• Task prompt: Leave out the pictures, and write out exactly the lines from the beginning of the material to the line holding "import plotly.graph_objects as go", that line included, and nothing else.
***** Data section
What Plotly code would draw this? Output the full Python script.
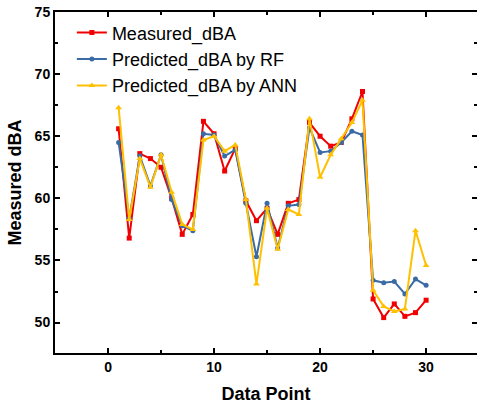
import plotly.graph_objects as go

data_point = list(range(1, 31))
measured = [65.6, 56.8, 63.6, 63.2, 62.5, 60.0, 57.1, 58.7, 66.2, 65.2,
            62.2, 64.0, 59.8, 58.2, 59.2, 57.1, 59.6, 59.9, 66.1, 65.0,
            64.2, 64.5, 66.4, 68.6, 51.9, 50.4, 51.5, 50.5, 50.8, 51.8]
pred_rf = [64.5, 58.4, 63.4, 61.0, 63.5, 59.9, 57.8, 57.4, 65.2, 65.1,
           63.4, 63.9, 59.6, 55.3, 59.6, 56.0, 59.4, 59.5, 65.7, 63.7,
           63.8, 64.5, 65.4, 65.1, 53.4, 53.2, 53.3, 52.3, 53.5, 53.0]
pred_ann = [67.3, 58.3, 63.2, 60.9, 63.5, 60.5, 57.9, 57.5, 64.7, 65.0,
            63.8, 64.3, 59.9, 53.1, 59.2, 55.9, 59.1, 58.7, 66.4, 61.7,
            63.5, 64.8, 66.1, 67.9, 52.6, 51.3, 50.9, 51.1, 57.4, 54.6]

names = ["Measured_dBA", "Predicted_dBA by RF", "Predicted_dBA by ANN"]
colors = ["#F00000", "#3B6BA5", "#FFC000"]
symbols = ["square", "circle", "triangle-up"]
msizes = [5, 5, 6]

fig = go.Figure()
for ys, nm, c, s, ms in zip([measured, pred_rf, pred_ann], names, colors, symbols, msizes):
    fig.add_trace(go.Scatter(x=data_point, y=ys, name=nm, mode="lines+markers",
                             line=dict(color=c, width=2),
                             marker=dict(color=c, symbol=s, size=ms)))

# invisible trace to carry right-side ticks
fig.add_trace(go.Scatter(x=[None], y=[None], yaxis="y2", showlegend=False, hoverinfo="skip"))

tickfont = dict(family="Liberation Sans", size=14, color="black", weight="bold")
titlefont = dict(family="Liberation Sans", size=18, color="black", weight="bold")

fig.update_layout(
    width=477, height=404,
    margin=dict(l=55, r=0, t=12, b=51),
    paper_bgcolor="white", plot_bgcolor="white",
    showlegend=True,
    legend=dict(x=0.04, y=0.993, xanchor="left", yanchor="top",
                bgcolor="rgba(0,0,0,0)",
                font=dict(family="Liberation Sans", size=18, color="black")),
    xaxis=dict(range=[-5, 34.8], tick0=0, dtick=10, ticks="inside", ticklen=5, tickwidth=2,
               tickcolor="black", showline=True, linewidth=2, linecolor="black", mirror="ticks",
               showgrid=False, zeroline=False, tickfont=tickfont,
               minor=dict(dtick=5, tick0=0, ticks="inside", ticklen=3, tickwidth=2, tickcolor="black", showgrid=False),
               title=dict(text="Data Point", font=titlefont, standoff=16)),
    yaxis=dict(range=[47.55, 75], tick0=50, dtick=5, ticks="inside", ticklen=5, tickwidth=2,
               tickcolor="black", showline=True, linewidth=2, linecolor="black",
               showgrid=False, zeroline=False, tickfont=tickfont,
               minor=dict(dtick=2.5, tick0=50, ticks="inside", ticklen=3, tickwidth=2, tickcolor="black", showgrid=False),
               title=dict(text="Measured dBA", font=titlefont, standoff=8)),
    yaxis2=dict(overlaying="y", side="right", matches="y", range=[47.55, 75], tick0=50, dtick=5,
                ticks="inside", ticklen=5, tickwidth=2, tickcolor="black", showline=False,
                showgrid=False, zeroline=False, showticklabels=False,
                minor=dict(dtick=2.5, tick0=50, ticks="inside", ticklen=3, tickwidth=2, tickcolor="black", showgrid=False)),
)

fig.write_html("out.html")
**********
• Expected answer:
What Plotly code would draw this? Output the full Python script.
import plotly.graph_objects as go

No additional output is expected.